Elasticsearch基础入门

本文以 Elasticsearch 5.6.2为例。

最新（截止到2018-09-23）的 Elasticsearch 是 6.4.1。5.x系列和6.x系列虽然有些区别，但基本用法是一样的。

官方文档：
https://www.elastic.co/guide/en/elasticsearch/reference/5.6/

安装

安装比较简单。分两步：

配置JDK环境
安装Elasticsearch

Elasticsearch 依赖 JDK环境，需要系统先下载安装 JDK 并配置 JAVA_HOME 环境变量。JDK 版本推荐：1.8.0系列。

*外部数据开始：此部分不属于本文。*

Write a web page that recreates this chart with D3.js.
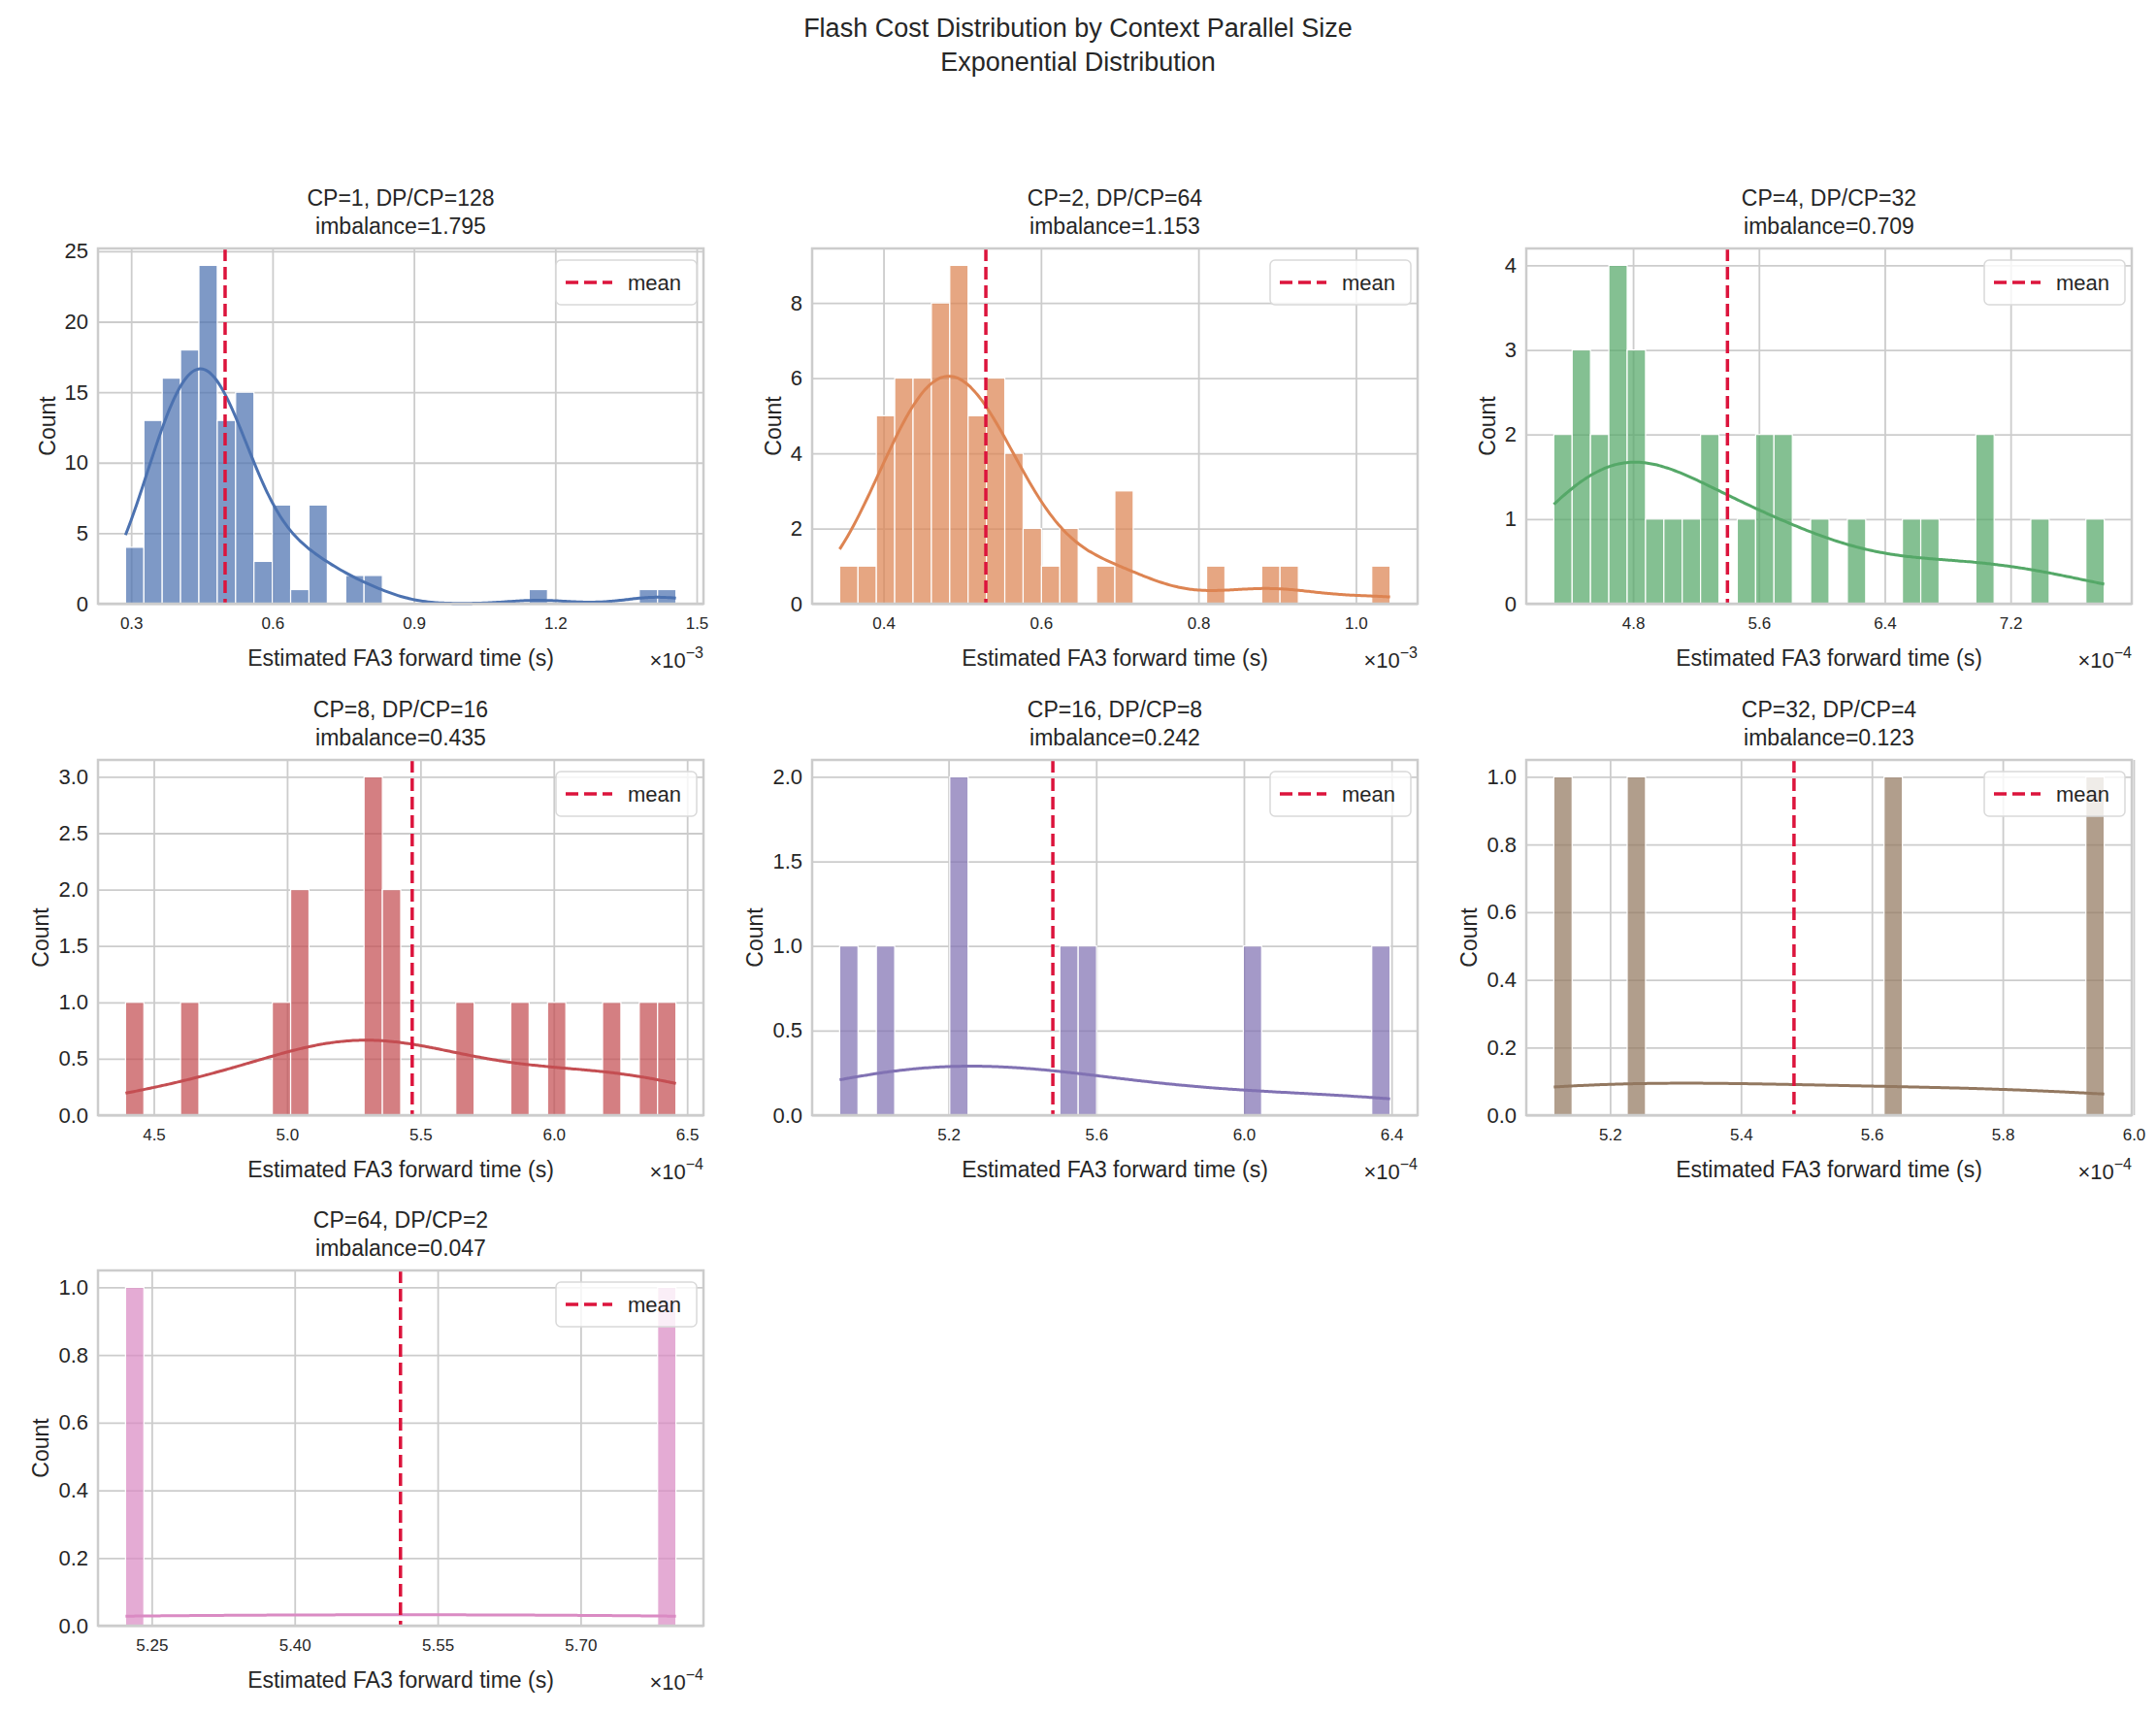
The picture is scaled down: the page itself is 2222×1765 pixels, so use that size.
<!DOCTYPE html>
<html>
<head>
<meta charset="utf-8">
<script src="https://cdn.jsdelivr.net/npm/d3@7"></script>
<style>
  body { margin: 0; background: #fff; }
  text { font-family: "Liberation Sans", Arial, sans-serif; fill: #262626; }
</style>
</head>
<body>
<div id="chart"></div>
<script>
// panel titles
const cpSizes = [1, 2, 4, 8, 16, 32, 64];
const dpPerCp = [128, 64, 32, 16, 8, 4, 2];
const imbalance = ["1.795", "1.153", "0.709", "0.435", "0.242", "0.123", "0.047"];

// histogram: 30 bins between lo and hi (in units of 10^exp seconds)
const binLo = [0.288, 0.3443, 4.296, 4.394, 4.905, 5.114, 5.2225];
const binHi = [1.456, 1.0434, 7.795, 6.458, 6.396, 5.955, 5.800];
const exps = [-3, -3, -4, -4, -4, -4, -4];
const meanVals = [0.4993, 0.530, 5.40, 5.469, 5.4825, 5.481, 5.511];

const counts = [
  [4,13,16,18,24,13,15,3,7,1,7,0,2,2,0,0,0,0,0,0,0,0,1,0,0,0,0,0,1,1],
  [1,1,5,6,6,8,9,5,6,4,2,1,2,0,1,3,0,0,0,0,1,0,0,1,1,0,0,0,0,1],
  [2,3,2,4,3,1,1,1,2,0,1,2,2,0,1,0,1,0,0,1,1,0,0,2,0,0,1,0,0,1],
  [1,0,0,1,0,0,0,0,1,2,0,0,0,3,2,0,0,0,1,0,0,1,0,1,0,0,1,0,1,1],
  [1,0,1,0,0,0,2,0,0,0,0,0,1,1,0,0,0,0,0,0,0,0,1,0,0,0,0,0,0,1],
  [1,0,0,0,1,0,0,0,0,0,0,0,0,0,0,0,0,0,1,0,0,0,0,0,0,0,0,0,0,1],
  [1,0,0,0,0,0,0,0,0,0,0,0,0,0,0,0,0,0,0,0,0,0,0,0,0,0,0,0,0,1]
];

const xTicks = [
  [0.3, 0.6, 0.9, 1.2, 1.5],
  [0.4, 0.6, 0.8, 1.0],
  [4.8, 5.6, 6.4, 7.2],
  [4.5, 5.0, 5.5, 6.0, 6.5],
  [5.2, 5.6, 6.0, 6.4],
  [5.2, 5.4, 5.6, 5.8, 6.0],
  [5.25, 5.40, 5.55, 5.70]
];
const xTickDigits = [1, 1, 1, 1, 1, 1, 2];
const yTicks = [
  [0, 5, 10, 15, 20, 25],
  [0, 2, 4, 6, 8],
  [0, 1, 2, 3, 4],
  [0, 0.5, 1.0, 1.5, 2.0, 2.5, 3.0],
  [0, 0.5, 1.0, 1.5, 2.0],
  [0, 0.2, 0.4, 0.6, 0.8, 1.0],
  [0, 0.2, 0.4, 0.6, 0.8, 1.0]
];
const yTickDigits = [0, 0, 0, 1, 1, 1, 1];

const colors = ["#4c72b0", "#dd8452", "#55a868", "#c44e52", "#8172b3", "#937860", "#da8bc3"];

const W = 2222, H = 1765;
const colLeft = [101, 837, 1573], rowTop = [256, 783, 1309];
const pw = 624, ph = 366;
const grid = "#cccccc";

const svg = d3.select("#chart").append("svg").attr("width", W).attr("height", H);

svg.append("text").attr("x", W / 2).attr("y", 38).attr("text-anchor", "middle")
  .attr("font-size", 27).text("Flash Cost Distribution by Context Parallel Size");
svg.append("text").attr("x", W / 2).attr("y", 73).attr("text-anchor", "middle")
  .attr("font-size", 27).text("Exponential Distribution");

function kde(centers, cnt, bw) {
  // gaussian kde over bin centres weighted by counts, Scott bandwidth
  const n = d3.sum(cnt);
  const mean = d3.sum(centers, (c, i) => c * cnt[i]) / n;
  const sd = Math.sqrt(d3.sum(centers, (c, i) => cnt[i] * (c - mean) ** 2) / (n - 1));
  const h = sd * Math.pow(n, -0.2);
  return x => {
    let s = 0;
    centers.forEach((c, i) => { s += cnt[i] * Math.exp(-0.5 * ((x - c) / h) ** 2); });
    return s / (h * Math.sqrt(2 * Math.PI)) * bw;
  };
}

cpSizes.forEach((cp, i) => {
  const col = i % 3, row = Math.floor(i / 3);
  const g = svg.append("g").attr("transform", `translate(${colLeft[col]},${rowTop[row]})`);
  const lo = binLo[i], hi = binHi[i], bw = (hi - lo) / 30;
  const pad = (hi - lo) * 0.05;
  const x = d3.scaleLinear().domain([lo - pad, hi + pad]).range([0, pw]);
  const ymax = d3.max(counts[i]) * 1.05;
  const y = d3.scaleLinear().domain([0, ymax]).range([ph, 0]);

  // grid
  g.append("g").call(d3.axisBottom(x).tickValues(xTicks[i]).tickSize(ph).tickFormat(""))
    .call(a => a.select(".domain").remove())
    .call(a => a.selectAll("line").attr("stroke", grid).attr("stroke-width", 1.8));
  g.append("g").call(d3.axisLeft(y).tickValues(yTicks[i]).tickSize(-pw).tickFormat(""))
    .call(a => a.select(".domain").remove())
    .call(a => a.selectAll("line").attr("stroke", grid).attr("stroke-width", 1.8));

  // bars
  const bins = counts[i].map((c, k) => ({ x0: lo + k * bw, x1: lo + (k + 1) * bw, c }));
  g.selectAll("rect.bar").data(bins.filter(b => b.c > 0)).join("rect")
    .attr("x", b => x(b.x0)).attr("width", b => x(b.x1) - x(b.x0))
    .attr("y", b => y(b.c)).attr("height", b => y(0) - y(b.c))
    .attr("fill", colors[i]).attr("fill-opacity", 0.72)
    .attr("stroke", "#fff").attr("stroke-width", 1.2);

  // kde
  const centers = bins.map(b => (b.x0 + b.x1) / 2);
  const f = kde(centers, counts[i], bw);
  const xs = d3.range(0, 201).map(k => lo + (hi - lo) * k / 200);
  g.append("path").datum(xs)
    .attr("d", d3.line().x(v => x(v)).y(v => y(f(v))).curve(d3.curveBasis))
    .attr("fill", "none").attr("stroke", colors[i]).attr("stroke-width", 3);

  // mean line
  g.append("line").attr("x1", x(meanVals[i])).attr("x2", x(meanVals[i]))
    .attr("y1", 0).attr("y2", ph)
    .attr("stroke", "#dc143c").attr("stroke-width", 3.5).attr("stroke-dasharray", "13,6");

  // spines
  g.append("rect").attr("width", pw).attr("height", ph).attr("fill", "none")
    .attr("stroke", grid).attr("stroke-width", 2.5);

  // tick labels
  const xt = g.append("g").attr("transform", `translate(0,${ph})`)
    .call(d3.axisBottom(x).tickValues(xTicks[i]).tickSize(0).tickPadding(14)
      .tickFormat(d3.format(`.${xTickDigits[i]}f`)));
  xt.select(".domain").remove();
  xt.selectAll("text").attr("font-size", 17).attr("font-family", "Liberation Sans, Arial").attr("fill", "#262626");
  const yt = g.append("g")
    .call(d3.axisLeft(y).tickValues(yTicks[i]).tickSize(0).tickPadding(10)
      .tickFormat(d3.format(`.${yTickDigits[i]}f`)));
  yt.select(".domain").remove();
  yt.selectAll("text").attr("font-size", 22).attr("font-family", "Liberation Sans, Arial").attr("fill", "#262626");
  const ytw = d3.max(yt.selectAll("text").nodes(), n => n.getBBox().width);

  // axis labels
  g.append("text").attr("x", pw / 2).attr("y", ph + 64).attr("text-anchor", "middle")
    .attr("font-size", 23).text("Estimated FA3 forward time (s)");
  g.append("text").attr("transform", `translate(${-ytw - 20},${ph / 2}) rotate(-90)`)
    .attr("text-anchor", "middle").attr("font-size", 23).text("Count");
  const ex = g.append("text").attr("x", pw).attr("y", ph + 66).attr("text-anchor", "end")
    .attr("font-size", 22);
  ex.append("tspan").text("\u00d710");
  ex.append("tspan").attr("dy", -10).attr("font-size", 16).text("\u2212" + (-exps[i]));

  // titles
  g.append("text").attr("x", pw / 2).attr("y", -44).attr("text-anchor", "middle")
    .attr("font-size", 23).text(`CP=${cp}, DP/CP=${dpPerCp[i]}`);
  g.append("text").attr("x", pw / 2).attr("y", -15).attr("text-anchor", "middle")
    .attr("font-size", 23).text(`imbalance=${imbalance[i]}`);

  // legend
  const lg = g.append("g").attr("transform", `translate(${pw - 152},12)`);
  lg.append("rect").attr("width", 145).attr("height", 46).attr("rx", 5)
    .attr("fill", "#fff").attr("fill-opacity", 0.8).attr("stroke", "#d9d9d9").attr("stroke-width", 1.5);
  lg.append("line").attr("x1", 10).attr("x2", 58).attr("y1", 23).attr("y2", 23)
    .attr("stroke", "#dc143c").attr("stroke-width", 3.5).attr("stroke-dasharray", "13,6");
  lg.append("text").attr("x", 74).attr("y", 31).attr("font-size", 22).text("mean");
});
</script>
</body>
</html>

地址：https://www.oracle.com/technetwork/java/javase/downloads/jdk8-downloads-2133151.html

安装JDk

Linux:

$ yum install -y java-1.8.0-openjdk

配置环境变量，需要修改/etc/profile，增加：

JAVA_HOME=/usr/lib/jvm/java-1.8.0-openjdk-1.8.0.181-3.b13.el6_10.x86_64
PATH=$JAVA_HOME/bin:$PATH
CLASSPATH=.:$JAVA_HOME/lib/dt.jar:$JAVA_HOME/lib/tools.jar
JAVACMD=/usr/bin/java
export JAVA_HOME JAVACMD CLASSPATH PATH

然后使之生效：

source /etc/profile

Windows:

安装包地址：
http://download.oracle.com/otn-pub/java/jdk/8u191-b12/2787e4a523244c269598db4e85c51e0c/jdk-8u191-windows-x64.exe

下载并配置JDK环境变量

JAVA_HOME=C:\Program Files\Java\jdk1.8.0_101

CLASSPATH=.;%JAVA_HOME%\lib;.;%JAVA_HOME%\lib\dt.jar;%JAVA_HOME%\lib\tools.jar;

安装Elasticsearch

Elasticsearch 安装只需要下载二进制压缩包包，解压即可使用。需要特别注意的是版本号，如果还要安装Kibana及插件，需要注意选用一样的版本号。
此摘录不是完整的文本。